----- Records for the exercise -----

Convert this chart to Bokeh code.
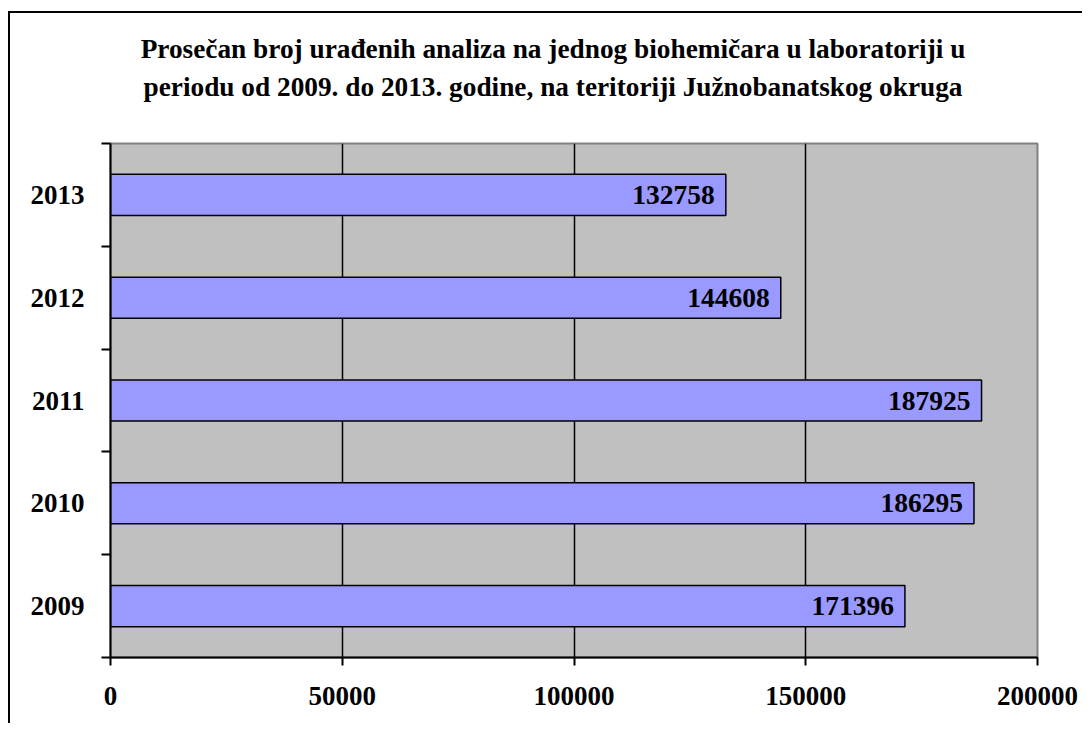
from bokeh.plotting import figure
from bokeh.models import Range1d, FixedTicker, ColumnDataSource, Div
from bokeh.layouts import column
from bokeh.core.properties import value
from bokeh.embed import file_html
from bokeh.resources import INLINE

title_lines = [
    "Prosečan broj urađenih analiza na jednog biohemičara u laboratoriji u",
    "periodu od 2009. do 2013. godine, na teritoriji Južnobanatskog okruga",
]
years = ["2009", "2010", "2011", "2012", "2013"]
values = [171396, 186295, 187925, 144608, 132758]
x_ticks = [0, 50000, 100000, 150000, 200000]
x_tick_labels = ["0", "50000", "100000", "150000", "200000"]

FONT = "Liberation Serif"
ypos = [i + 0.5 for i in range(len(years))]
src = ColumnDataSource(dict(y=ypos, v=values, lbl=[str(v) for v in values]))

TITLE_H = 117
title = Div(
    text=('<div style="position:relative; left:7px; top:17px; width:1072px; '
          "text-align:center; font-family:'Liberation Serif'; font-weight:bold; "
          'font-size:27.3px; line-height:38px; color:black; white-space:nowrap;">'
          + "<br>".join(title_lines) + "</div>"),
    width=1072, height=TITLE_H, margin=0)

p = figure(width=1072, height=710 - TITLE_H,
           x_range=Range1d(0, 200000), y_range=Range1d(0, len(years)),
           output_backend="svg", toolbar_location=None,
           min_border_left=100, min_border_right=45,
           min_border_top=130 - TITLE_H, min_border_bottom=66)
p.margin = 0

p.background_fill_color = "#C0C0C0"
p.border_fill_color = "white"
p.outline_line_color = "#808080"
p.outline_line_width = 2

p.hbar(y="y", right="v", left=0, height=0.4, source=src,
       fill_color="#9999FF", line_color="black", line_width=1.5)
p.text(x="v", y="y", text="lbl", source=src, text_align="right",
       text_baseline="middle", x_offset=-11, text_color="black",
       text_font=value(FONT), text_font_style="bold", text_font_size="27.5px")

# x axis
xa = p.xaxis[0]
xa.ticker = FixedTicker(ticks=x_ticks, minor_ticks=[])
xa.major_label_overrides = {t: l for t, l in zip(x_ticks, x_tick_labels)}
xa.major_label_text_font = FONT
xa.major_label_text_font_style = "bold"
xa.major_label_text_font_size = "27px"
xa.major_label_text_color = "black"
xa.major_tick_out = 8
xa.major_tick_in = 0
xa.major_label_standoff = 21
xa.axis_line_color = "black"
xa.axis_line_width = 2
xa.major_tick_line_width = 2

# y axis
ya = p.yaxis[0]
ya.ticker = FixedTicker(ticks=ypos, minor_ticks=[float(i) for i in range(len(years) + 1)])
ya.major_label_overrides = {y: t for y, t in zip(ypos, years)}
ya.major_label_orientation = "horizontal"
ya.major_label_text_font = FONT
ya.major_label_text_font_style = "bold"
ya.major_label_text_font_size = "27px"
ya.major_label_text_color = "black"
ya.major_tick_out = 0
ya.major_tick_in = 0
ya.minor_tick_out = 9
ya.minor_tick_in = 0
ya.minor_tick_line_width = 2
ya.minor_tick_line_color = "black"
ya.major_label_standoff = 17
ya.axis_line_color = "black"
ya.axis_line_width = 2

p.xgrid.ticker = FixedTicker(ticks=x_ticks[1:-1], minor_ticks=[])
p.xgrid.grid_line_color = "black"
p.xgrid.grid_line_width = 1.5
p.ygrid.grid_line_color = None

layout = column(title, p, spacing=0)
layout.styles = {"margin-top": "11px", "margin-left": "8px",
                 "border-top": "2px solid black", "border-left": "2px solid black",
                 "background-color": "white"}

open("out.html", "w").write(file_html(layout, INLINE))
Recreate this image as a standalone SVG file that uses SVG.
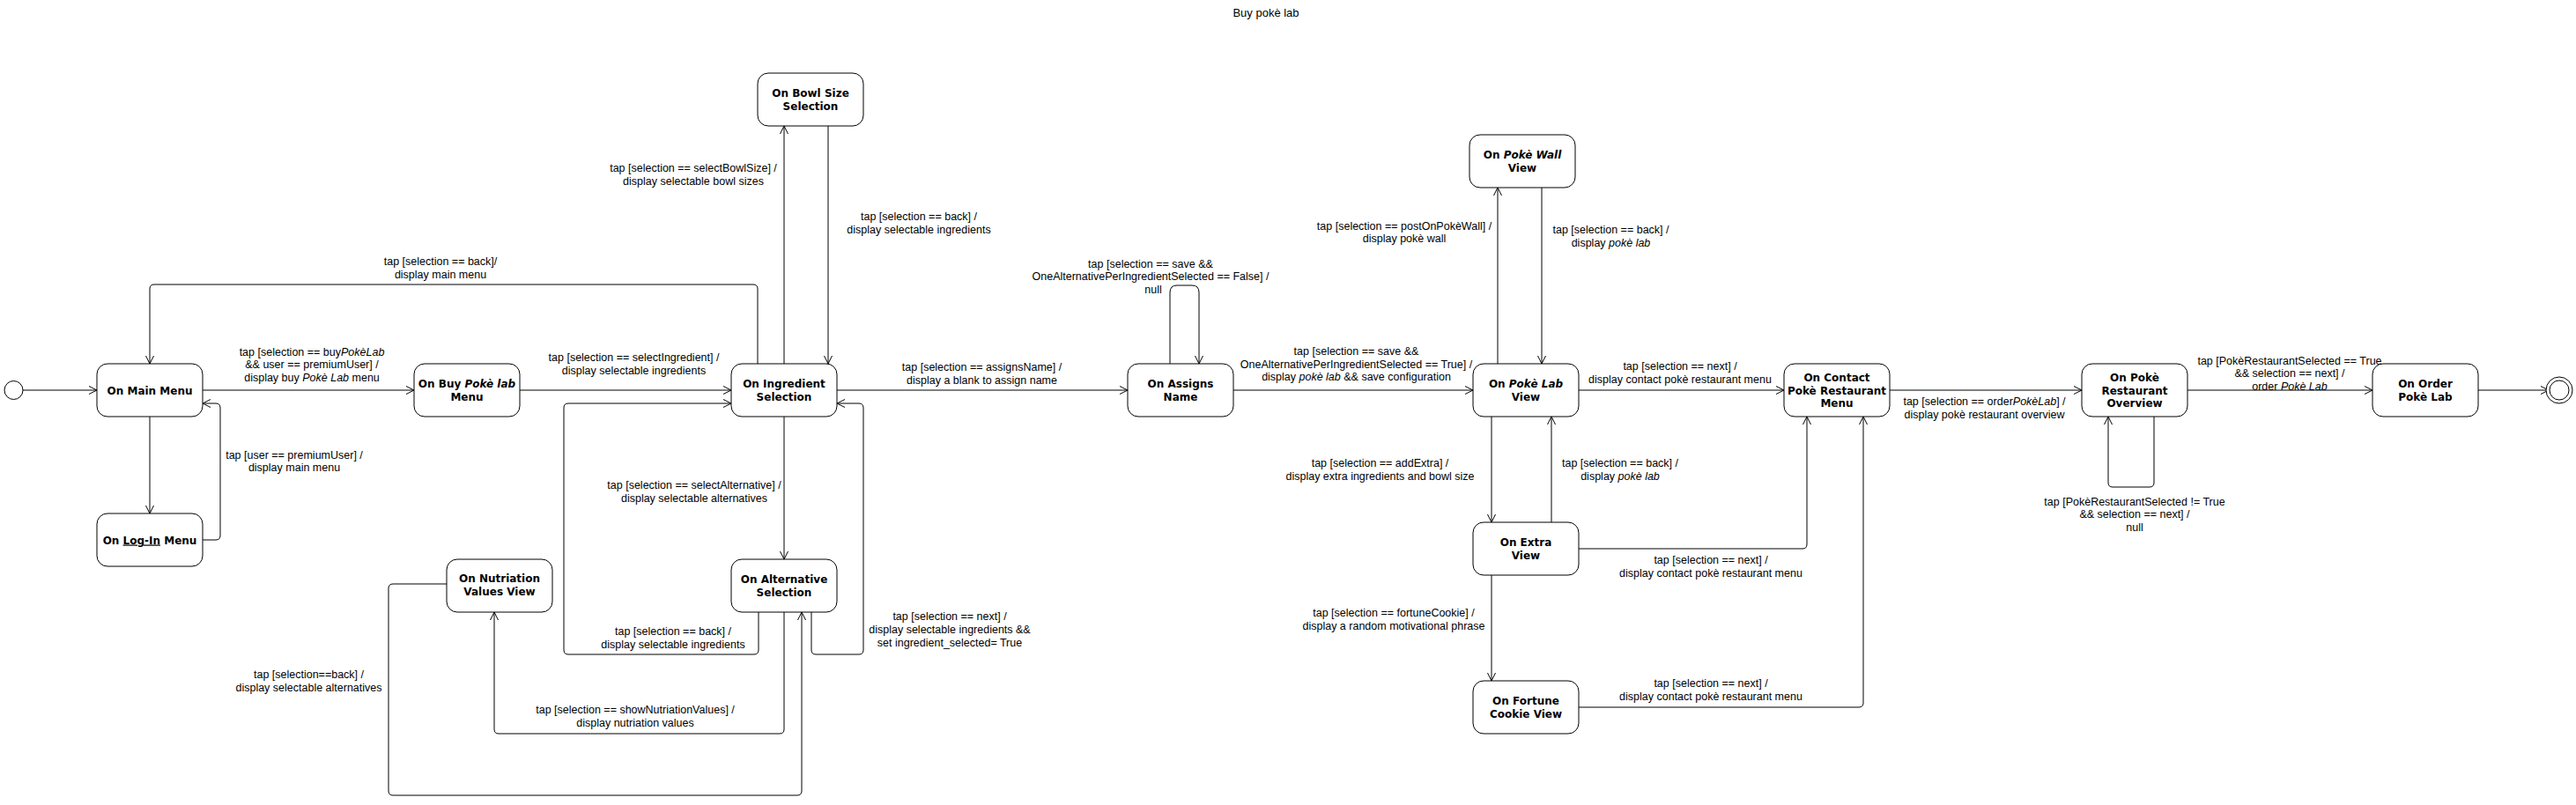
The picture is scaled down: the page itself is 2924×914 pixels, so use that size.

-----

Exercise task
Omit every picture while copying the listing above exactly.

Exercise result
Convert this chart to Bokeh code.
from bokeh.plotting import figure
from bokeh.models import Range1d, FixedTicker, ColumnDataSource, Div
from bokeh.layouts import column
from bokeh.core.properties import value
from bokeh.embed import file_html
from bokeh.resources import INLINE

title_lines = [
    "Prosečan broj urađenih analiza na jednog biohemičara u laboratoriji u",
    "periodu od 2009. do 2013. godine, na teritoriji Južnobanatskog okruga",
]
years = ["2009", "2010", "2011", "2012", "2013"]
values = [171396, 186295, 187925, 144608, 132758]
x_ticks = [0, 50000, 100000, 150000, 200000]
x_tick_labels = ["0", "50000", "100000", "150000", "200000"]

FONT = "Liberation Serif"
ypos = [i + 0.5 for i in range(len(years))]
src = ColumnDataSource(dict(y=ypos, v=values, lbl=[str(v) for v in values]))

TITLE_H = 117
title = Div(
    text=('<div style="position:relative; left:7px; top:17px; width:1072px; '
          "text-align:center; font-family:'Liberation Serif'; font-weight:bold; "
          'font-size:27.3px; line-height:38px; color:black; white-space:nowrap;">'
          + "<br>".join(title_lines) + "</div>"),
    width=1072, height=TITLE_H, margin=0)

p = figure(width=1072, height=710 - TITLE_H,
           x_range=Range1d(0, 200000), y_range=Range1d(0, len(years)),
           output_backend="svg", toolbar_location=None,
           min_border_left=100, min_border_right=45,
           min_border_top=130 - TITLE_H, min_border_bottom=66)
p.margin = 0

p.background_fill_color = "#C0C0C0"
p.border_fill_color = "white"
p.outline_line_color = "#808080"
p.outline_line_width = 2

p.hbar(y="y", right="v", left=0, height=0.4, source=src,
       fill_color="#9999FF", line_color="black", line_width=1.5)
p.text(x="v", y="y", text="lbl", source=src, text_align="right",
       text_baseline="middle", x_offset=-11, text_color="black",
       text_font=value(FONT), text_font_style="bold", text_font_size="27.5px")

# x axis
xa = p.xaxis[0]
xa.ticker = FixedTicker(ticks=x_ticks, minor_ticks=[])
xa.major_label_overrides = {t: l for t, l in zip(x_ticks, x_tick_labels)}
xa.major_label_text_font = FONT
xa.major_label_text_font_style = "bold"
xa.major_label_text_font_size = "27px"
xa.major_label_text_color = "black"
xa.major_tick_out = 8
xa.major_tick_in = 0
xa.major_label_standoff = 21
xa.axis_line_color = "black"
xa.axis_line_width = 2
xa.major_tick_line_width = 2

# y axis
ya = p.yaxis[0]
ya.ticker = FixedTicker(ticks=ypos, minor_ticks=[float(i) for i in range(len(years) + 1)])
ya.major_label_overrides = {y: t for y, t in zip(ypos, years)}
ya.major_label_orientation = "horizontal"
ya.major_label_text_font = FONT
ya.major_label_text_font_style = "bold"
ya.major_label_text_font_size = "27px"
ya.major_label_text_color = "black"
ya.major_tick_out = 0
ya.major_tick_in = 0
ya.minor_tick_out = 9
ya.minor_tick_in = 0
ya.minor_tick_line_width = 2
ya.minor_tick_line_color = "black"
ya.major_label_standoff = 17
ya.axis_line_color = "black"
ya.axis_line_width = 2

p.xgrid.ticker = FixedTicker(ticks=x_ticks[1:-1], minor_ticks=[])
p.xgrid.grid_line_color = "black"
p.xgrid.grid_line_width = 1.5
p.ygrid.grid_line_color = None

layout = column(title, p, spacing=0)
layout.styles = {"margin-top": "11px", "margin-left": "8px",
                 "border-top": "2px solid black", "border-left": "2px solid black",
                 "background-color": "white"}

open("out.html", "w").write(file_html(layout, INLINE))
Recreate this image as a standalone SVG file that uses SVG.
The picture is scaled down: the page itself is 2924×914 pixels, so use that size.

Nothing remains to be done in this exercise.